Battery:?Battery = the direct and intentional application of force by the defendant to the claimant without lawful justification. When answering a question, you have to go through these elements to decide if batter, necessary and sufficient conditions. Go through every element, even if you can see one will fail: Elements of battery: o (1) Intentional act: o Innes v Wylie : has to be a positive act, cannot be an omission o Must be intentional: Letang v Cooper . Distinction between negligence and battery, need an intentional act. o What do you need to intend? Intention relations to the contact, not the level of harm actually sustained. Wilson v Pringle . See also Nash v Sheen: defendant must intend to carry out the act which constitutes trespass, but does not require the defendant to intend harm. o Doctrine of transferred malice applies: if you intend to contact A, but hit contact B instead, it still counts as an intentional act. As long as you intended to contact someone, it sounds. Livingstone v Ministry of Defence . o (2) Direct: o Once proved it is intentional, we have to prove it is a 'direct' act. What does 'direct' mean? Direct = does not have to be defendant making direct contact with the claimant. o Reynolds v Clarke : must be a direct act for trespass.

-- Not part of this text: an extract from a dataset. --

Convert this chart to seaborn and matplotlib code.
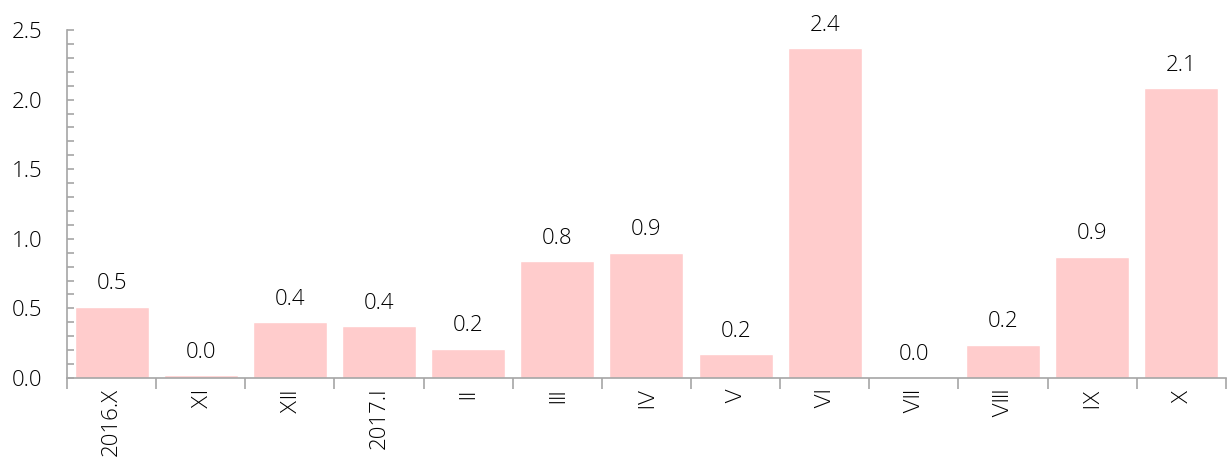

Also Scott v Shepherd . o Dodwell v Burford (1670): direct act if defendant hit the horse, then C fell off. Doesn't have to be direct contact between defendant and claimant. o Also in R v Cotesworth (1704), he spat at him, counted as 'direct'. o Also on directness: Hopper v Reeve (1817). o What is an 'act'? Fagan v Met Police Commissioner : no contact between defendant and claimant, only contact via car (man had parked his car on a policeman's foot and refused to move), but was held to be a 'direct' act, not a mere omission, and a battery had occurred.